Calculations written on chalkboard

Trustees in accumulation and retirement phases will now both be able to choose their preferred method of ECPI calculation.

The corporate regulator has embarked on a review of existing research on an indicative balance a person might need to make having an SMSF viable on a cost basis.

Australian Securities and Investments Commission (ASIC) commissioner Greg Tanzer revealed details of the review as part of a Parliamentary Joint Committee hearing in December last year.

“We are refreshing that advice at the moment and we are also conducting surveillance around [the issue],” Tanzer said.

In response to a question regarding the sorts of figures a person might need, he replied the figures varied.

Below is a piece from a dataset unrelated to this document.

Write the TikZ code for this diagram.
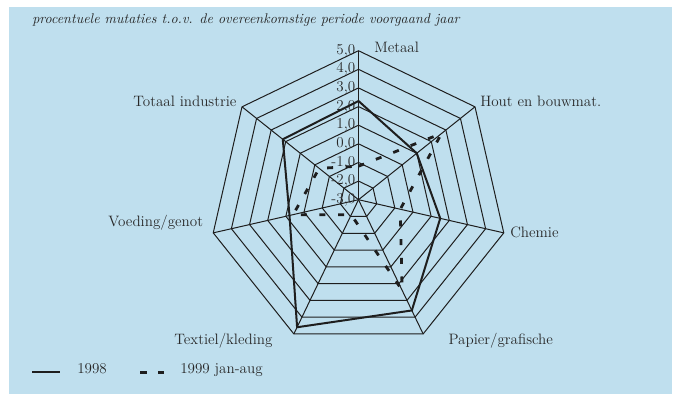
\documentclass[tikz,border=0pt]{standalone}
\usetikzlibrary{calc}
\definecolor{bgblue}{RGB}{191,223,238}
\definecolor{ink}{RGB}{30,30,30}
\definecolor{txt}{RGB}{40,40,40}
\tikzset{
  gridline/.style={draw=ink, line width=0.75},
  line98/.style={draw=ink, line width=1.5, line join=round},
  line99/.style={draw=ink, line width=2.1, dash pattern=on 4.5pt off 9.5pt},
  lbl/.style={inner sep=0pt, text=txt, font=\fontsize{11.3}{13}\selectfont},
  tick/.style={lbl, anchor=base east},
}
\begin{document}
\begin{tikzpicture}[x=0.75pt, y=-0.75pt]
\useasboundingbox (0,0) rectangle (677,394);
\fill[bgblue] (9,7) rectangle (672,394);
\node[lbl, anchor=base west, font=\fontsize{10.5}{12}\selectfont\itshape] (title) at (32,23.3) {procentuele mutaties t.o.v. de overeenkomstige periode voorgaand jaar};
\coordinate (C) at (358.5,199.7);
\begin{scope}[shift={(358.5,199.7)}]
  % rings
  \foreach \k in {1,...,8}{
    \draw[gridline] (-90:\k*18.625) \foreach \i in {1,...,6}{ -- (-90+\i*360/7:\k*18.625)} -- cycle;
  }
  % spokes
  \foreach \i in {0,...,6}{
    \coordinate (ax\i) at (-90+\i*360/7:149);
    \draw[gridline] (0,0) -- (ax\i);
  }
  % tick labels
  \foreach \v [count=\k from 0] in {-3,-2,-1,0,1,2,3,4,5}{
    \node[tick] (t\k) at (-3,{-\k*18.625+3.6}) {\v,0};
  }
  % data 1998
  \foreach \v [count=\i from 0] in {2.3,1.0,1.5,3.6,4.6,0.8,2.2}{
    \coordinate (m\i) at (-90+\i*360/7:{(\v+3)*18.625});
  }
  % data 1999 jan-aug
  \foreach \v [count=\i from 0] in {-1.2,2.7,-0.7,2.4,-2.1,0.6,-0.3}{
    \coordinate (n\i) at (-90+\i*360/7:{(\v+3)*18.625});
  }
\end{scope}
\draw[line98] (m0) -- (m1) -- (m2) -- (m3) -- (m4) -- (m5) -- (m6) -- cycle;
\draw[line99] (n0) -- (n1) -- (n2) -- (n3) -- (n4) -- (n5) -- (n6) -- cycle;
% axis labels
\node[lbl, anchor=base west] (lMetaal) at (374,52.7) {Metaal};
\node[lbl, anchor=base west] (lHout) at (480,106) {Hout en bouwmat.};
\node[lbl, anchor=base west] (lChemie) at (510,237) {Chemie};
\node[lbl, anchor=base west] (lPapier) at (448.3,344.3) {Papier/grafische};
\node[lbl, anchor=base east] (lTextiel) at (272.7,344.3) {Textiel/kleding};
\node[lbl, anchor=base east] (lVoeding) at (203.3,226.7) {Voeding/genot};
\node[lbl, anchor=base east] (lTotaal) at (236.7,106.7) {Totaal industrie};
% legend
\coordinate (s1) at (32,372.3);
\coordinate (s2) at (60,372.3);
\draw[line98, line width=1.6] (s1) -- (s2);
\node[lbl, anchor=base west] (leg98) at (77,373.5) {1998};
\coordinate (d1) at (140,372.3);
\coordinate (d2) at (164,372.3);
\draw[line99, line width=2.4, dash pattern=on 5pt off 8.5pt] (d1) -- (d2);
\node[lbl, anchor=base west] (leg99) at (180,373.5) {1999 jan-aug};
\end{tikzpicture}
\end{document}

“At the moment there are quite various figures. But the figures that I have heard quoted have been $200,000 or $250,000, based on what the normal cost of an audit is – the costs of running your accounts and so on,” he said.

“Compare that to what the cost would be if you were in a public offer fund of that size: if you get higher than that, then it becomes more economical; if you get less, then you have to ask yourself a question, basically. But there will be people with lower balances than that.”

As the research is underway, he could only speculate on an outcome, stating all would depend on changes in the market.

“One of the changes may well be that the costs of running self-managed super funds have actually dropped,” he said.

“But at the same time there are a number of public offer funds that are offering funds with the benefits of a self-managed super fund, with the control and much of the choice that you have with a self-managed super fund apart from the use of leverage or perhaps the ability to invest directly in real property.

“But you can invest in cash, term deposits, direct equities and all of that sort of thing and be purely self-directed at a very low cost. Some would say it is less than the cost of a self-managed super fund.

“I think that all of these developments that are taking place in the market suggest that the public offer funds are also reacting to the growth of self-managed super funds and seeing that as a source of direct competition to them.”